[Code that draws figures]

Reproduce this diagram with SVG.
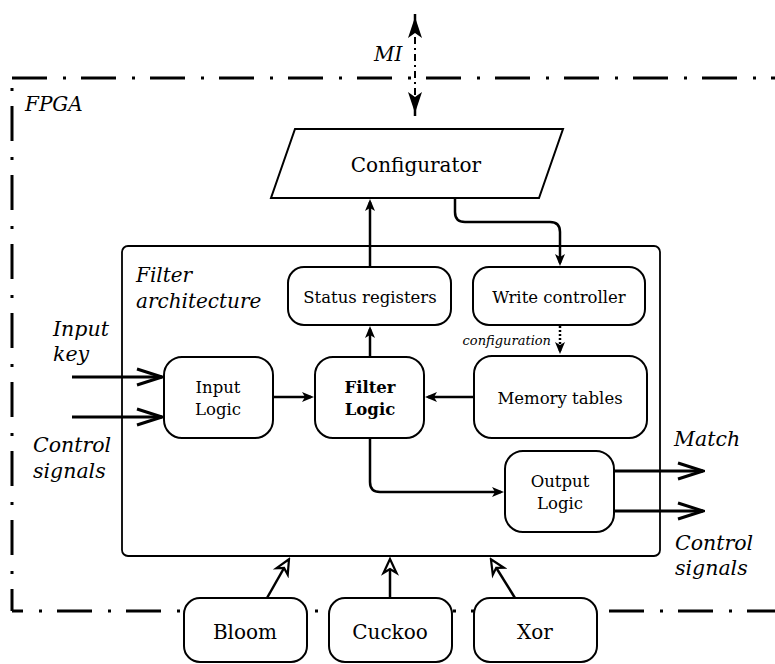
<svg xmlns="http://www.w3.org/2000/svg" width="775" height="664" viewBox="0 0 775 664">
<style>
.node rect,.node path{fill:#fff;stroke:#000;stroke-width:2}
.t{font-family:"DejaVu Serif","Liberation Serif",serif;font-size:16.5px;fill:#000;text-anchor:middle}
.b{font-weight:bold}
.big{font-size:20px}
.it{font-family:"DejaVu Serif","Liberation Serif",serif;font-style:italic;font-size:20px;fill:#000}
.c{fill:none;stroke:#000;stroke-width:2.5}
.fpga{fill:none;stroke:#000;stroke-width:3;stroke-dasharray:35 16 3 15}
</style>
<defs>
<marker id="arr" viewBox="-10 -6 14 12" refX="0" refY="0" markerWidth="14" markerHeight="12" markerUnits="userSpaceOnUse" orient="auto">
<path d="M3,0 L-9,-5 L-6,0 L-9,5Z" fill="#000"/>
</marker>
<marker id="mi" viewBox="-20 -8 24 16" refX="0" refY="0" markerWidth="24" markerHeight="16" markerUnits="userSpaceOnUse" orient="auto-start-reverse">
<path d="M3,0 L-18,-7 L-13,0 L-18,7Z" fill="#000"/>
</marker>
<marker id="open" viewBox="-28 -10 30 20" refX="0" refY="0" markerWidth="30" markerHeight="20" markerUnits="userSpaceOnUse" orient="auto">
<path d="M-25,-8 L0,0 L-25,8" fill="none" stroke="#000" stroke-width="3"/>
</marker>
<marker id="hollow" viewBox="-16 -9 20 18" refX="0" refY="0" markerWidth="20" markerHeight="18" markerUnits="userSpaceOnUse" orient="auto">
<path d="M2,0 L-12,-6.5 L-8,0 L-12,6.5Z" fill="#fff" stroke="#000" stroke-width="2.2" stroke-linejoin="miter"/>
</marker>
</defs>
<rect width="775" height="664" fill="#fff"/>

<g id="fpga">
<path class="fpga" d="M12,78 H775"/>
<path class="fpga" d="M12,78 V611" style="stroke-dashoffset:41"/>
<path class="fpga" d="M12,611 H775" style="stroke-dashoffset:24"/>
<text class="it" x="25" y="111">FPGA</text>
</g>

<g id="filter-architecture">
<rect x="122" y="246" width="538" height="310" rx="6" fill="#fff" stroke="#000" stroke-width="1.8"/>
<text class="it" x="136" y="282">Filter</text>
<text class="it" x="136" y="308">architecture</text>
</g>

<g id="configurator" class="node">
<path d="M295,129 H563 L539,198 H271 Z"/>
<text class="t big" x="416" y="172">Configurator</text>
</g>
<g id="status-registers" class="node">
<rect x="288" y="267" width="163" height="58" rx="16"/>
<text class="t" x="370" y="303">Status registers</text>
</g>
<g id="write-controller" class="node">
<rect x="473" y="267" width="172" height="58" rx="16"/>
<text class="t" x="559" y="303">Write controller</text>
</g>
<g id="input-logic" class="node">
<rect x="164" y="357" width="109" height="81" rx="18"/>
<text class="t" x="218" y="393">Input</text>
<text class="t" x="218" y="415">Logic</text>
</g>
<g id="filter-logic" class="node">
<rect x="315" y="357" width="109" height="81" rx="18"/>
<text class="t b" x="370" y="393">Filter</text>
<text class="t b" x="370" y="415">Logic</text>
</g>
<g id="memory-tables" class="node">
<rect x="474" y="356" width="173" height="82" rx="18"/>
<text class="t" x="560" y="404">Memory tables</text>
</g>
<g id="output-logic" class="node">
<rect x="505" y="451" width="109" height="81" rx="18"/>
<text class="t" x="560" y="487">Output</text>
<text class="t" x="560" y="509">Logic</text>
</g>
<g id="bloom" class="node">
<rect x="184" y="598" width="123" height="64" rx="16"/>
<text class="t big" x="245" y="639">Bloom</text>
</g>
<g id="cuckoo" class="node">
<rect x="329" y="598" width="123" height="64" rx="16"/>
<text class="t big" x="390" y="639">Cuckoo</text>
</g>
<g id="xor" class="node">
<rect x="474" y="598" width="123" height="64" rx="16"/>
<text class="t big" x="535" y="639">Xor</text>
</g>

<g id="connectors">
<path d="M415,20 V110" fill="none" stroke="#000" stroke-width="2" stroke-dasharray="7 4 2 4" marker-start="url(#mi)" marker-end="url(#mi)"/>
<path d="M415,14 V24" stroke="#000" stroke-width="2.5"/>
<path d="M415,106 V116" stroke="#000" stroke-width="2.5"/>
<text class="it" x="374" y="61">MI</text>

<path class="c" d="M370,267 V202" marker-end="url(#arr)"/>
<path class="c" d="M455,198 V212 Q455,222 465,222 H550 Q560,222 560,232 V263" marker-end="url(#arr)"/>
<path class="c" d="M370,357 V329" marker-end="url(#arr)"/>
<path class="c" d="M273,397 H311" marker-end="url(#arr)"/>
<path class="c" d="M474,397 H428" marker-end="url(#arr)"/>
<path class="c" d="M370,438 V482 Q370,492 380,492 H501" marker-end="url(#arr)"/>
<path d="M560,326 V351" fill="none" stroke="#000" stroke-width="2.5" stroke-dasharray="2 2" marker-end="url(#arr)"/>
<text class="it" x="551" y="345" style="font-size:13px;text-anchor:end">configuration</text>

<path class="c" d="M72,377 H162" style="stroke-width:3" marker-end="url(#open)"/>
<path class="c" d="M72,417 H162" style="stroke-width:3" marker-end="url(#open)"/>
<text class="it" x="53" y="336" style="font-size:20.5px">Input</text>
<text class="it" x="53" y="361" style="font-size:20.5px">key</text>
<text class="it" x="33" y="452" style="font-size:20.5px">Control</text>
<text class="it" x="33" y="478" style="font-size:20.5px">signals</text>

<path class="c" d="M614,471 H703" style="stroke-width:3" marker-end="url(#open)"/>
<path class="c" d="M614,511 H703" style="stroke-width:3" marker-end="url(#open)"/>
<text class="it" x="674" y="446" style="font-size:20.5px">Match</text>
<text class="it" x="675" y="550" style="font-size:20.5px">Control</text>
<text class="it" x="675" y="575" style="font-size:20.5px">signals</text>

<path class="c" d="M267,598 L288,561" marker-end="url(#hollow)"/>
<path class="c" d="M390,598 V561" marker-end="url(#hollow)"/>
<path class="c" d="M515,598 L492,561" marker-end="url(#hollow)"/>
</g>
</svg>
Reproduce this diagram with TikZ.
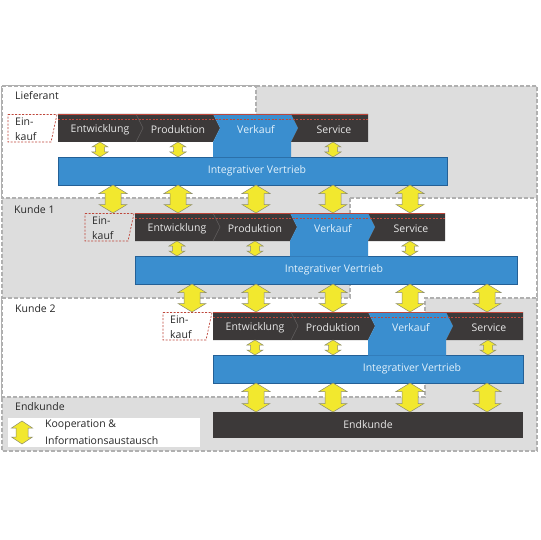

Work to be completed:
Transcribe each entry above exactly, apart from the pictures.

Worked answer:
Reproduce this diagram with SVG.
<svg xmlns="http://www.w3.org/2000/svg" width="775" height="664" viewBox="0 0 775 664">
<style>
.node rect,.node path{fill:#fff;stroke:#000;stroke-width:2}
.t{font-family:"DejaVu Serif","Liberation Serif",serif;font-size:16.5px;fill:#000;text-anchor:middle}
.b{font-weight:bold}
.big{font-size:20px}
.it{font-family:"DejaVu Serif","Liberation Serif",serif;font-style:italic;font-size:20px;fill:#000}
.c{fill:none;stroke:#000;stroke-width:2.5}
.fpga{fill:none;stroke:#000;stroke-width:3;stroke-dasharray:35 16 3 15}
</style>
<defs>
<marker id="arr" viewBox="-10 -6 14 12" refX="0" refY="0" markerWidth="14" markerHeight="12" markerUnits="userSpaceOnUse" orient="auto">
<path d="M3,0 L-9,-5 L-6,0 L-9,5Z" fill="#000"/>
</marker>
<marker id="mi" viewBox="-20 -8 24 16" refX="0" refY="0" markerWidth="24" markerHeight="16" markerUnits="userSpaceOnUse" orient="auto-start-reverse">
<path d="M3,0 L-18,-7 L-13,0 L-18,7Z" fill="#000"/>
</marker>
<marker id="open" viewBox="-28 -10 30 20" refX="0" refY="0" markerWidth="30" markerHeight="20" markerUnits="userSpaceOnUse" orient="auto">
<path d="M-25,-8 L0,0 L-25,8" fill="none" stroke="#000" stroke-width="3"/>
</marker>
<marker id="hollow" viewBox="-16 -9 20 18" refX="0" refY="0" markerWidth="20" markerHeight="18" markerUnits="userSpaceOnUse" orient="auto">
<path d="M2,0 L-12,-6.5 L-8,0 L-12,6.5Z" fill="#fff" stroke="#000" stroke-width="2.2" stroke-linejoin="miter"/>
</marker>
</defs>
<rect width="775" height="664" fill="#fff"/>

<g id="fpga">
<path class="fpga" d="M12,78 H775"/>
<path class="fpga" d="M12,78 V611" style="stroke-dashoffset:41"/>
<path class="fpga" d="M12,611 H775" style="stroke-dashoffset:24"/>
<text class="it" x="25" y="111">FPGA</text>
</g>

<g id="filter-architecture">
<rect x="122" y="246" width="538" height="310" rx="6" fill="#fff" stroke="#000" stroke-width="1.8"/>
<text class="it" x="136" y="282">Filter</text>
<text class="it" x="136" y="308">architecture</text>
</g>

<g id="configurator" class="node">
<path d="M295,129 H563 L539,198 H271 Z"/>
<text class="t big" x="416" y="172">Configurator</text>
</g>
<g id="status-registers" class="node">
<rect x="288" y="267" width="163" height="58" rx="16"/>
<text class="t" x="370" y="303">Status registers</text>
</g>
<g id="write-controller" class="node">
<rect x="473" y="267" width="172" height="58" rx="16"/>
<text class="t" x="559" y="303">Write controller</text>
</g>
<g id="input-logic" class="node">
<rect x="164" y="357" width="109" height="81" rx="18"/>
<text class="t" x="218" y="393">Input</text>
<text class="t" x="218" y="415">Logic</text>
</g>
<g id="filter-logic" class="node">
<rect x="315" y="357" width="109" height="81" rx="18"/>
<text class="t b" x="370" y="393">Filter</text>
<text class="t b" x="370" y="415">Logic</text>
</g>
<g id="memory-tables" class="node">
<rect x="474" y="356" width="173" height="82" rx="18"/>
<text class="t" x="560" y="404">Memory tables</text>
</g>
<g id="output-logic" class="node">
<rect x="505" y="451" width="109" height="81" rx="18"/>
<text class="t" x="560" y="487">Output</text>
<text class="t" x="560" y="509">Logic</text>
</g>
<g id="bloom" class="node">
<rect x="184" y="598" width="123" height="64" rx="16"/>
<text class="t big" x="245" y="639">Bloom</text>
</g>
<g id="cuckoo" class="node">
<rect x="329" y="598" width="123" height="64" rx="16"/>
<text class="t big" x="390" y="639">Cuckoo</text>
</g>
<g id="xor" class="node">
<rect x="474" y="598" width="123" height="64" rx="16"/>
<text class="t big" x="535" y="639">Xor</text>
</g>

<g id="connectors">
<path d="M415,20 V110" fill="none" stroke="#000" stroke-width="2" stroke-dasharray="7 4 2 4" marker-start="url(#mi)" marker-end="url(#mi)"/>
<path d="M415,14 V24" stroke="#000" stroke-width="2.5"/>
<path d="M415,106 V116" stroke="#000" stroke-width="2.5"/>
<text class="it" x="374" y="61">MI</text>

<path class="c" d="M370,267 V202" marker-end="url(#arr)"/>
<path class="c" d="M455,198 V212 Q455,222 465,222 H550 Q560,222 560,232 V263" marker-end="url(#arr)"/>
<path class="c" d="M370,357 V329" marker-end="url(#arr)"/>
<path class="c" d="M273,397 H311" marker-end="url(#arr)"/>
<path class="c" d="M474,397 H428" marker-end="url(#arr)"/>
<path class="c" d="M370,438 V482 Q370,492 380,492 H501" marker-end="url(#arr)"/>
<path d="M560,326 V351" fill="none" stroke="#000" stroke-width="2.5" stroke-dasharray="2 2" marker-end="url(#arr)"/>
<text class="it" x="551" y="345" style="font-size:13px;text-anchor:end">configuration</text>

<path class="c" d="M72,377 H162" style="stroke-width:3" marker-end="url(#open)"/>
<path class="c" d="M72,417 H162" style="stroke-width:3" marker-end="url(#open)"/>
<text class="it" x="53" y="336" style="font-size:20.5px">Input</text>
<text class="it" x="53" y="361" style="font-size:20.5px">key</text>
<text class="it" x="33" y="452" style="font-size:20.5px">Control</text>
<text class="it" x="33" y="478" style="font-size:20.5px">signals</text>

<path class="c" d="M614,471 H703" style="stroke-width:3" marker-end="url(#open)"/>
<path class="c" d="M614,511 H703" style="stroke-width:3" marker-end="url(#open)"/>
<text class="it" x="674" y="446" style="font-size:20.5px">Match</text>
<text class="it" x="675" y="550" style="font-size:20.5px">Control</text>
<text class="it" x="675" y="575" style="font-size:20.5px">signals</text>

<path class="c" d="M267,598 L288,561" marker-end="url(#hollow)"/>
<path class="c" d="M390,598 V561" marker-end="url(#hollow)"/>
<path class="c" d="M515,598 L492,561" marker-end="url(#hollow)"/>
</g>
</svg>
Reproduce this diagram with TikZ.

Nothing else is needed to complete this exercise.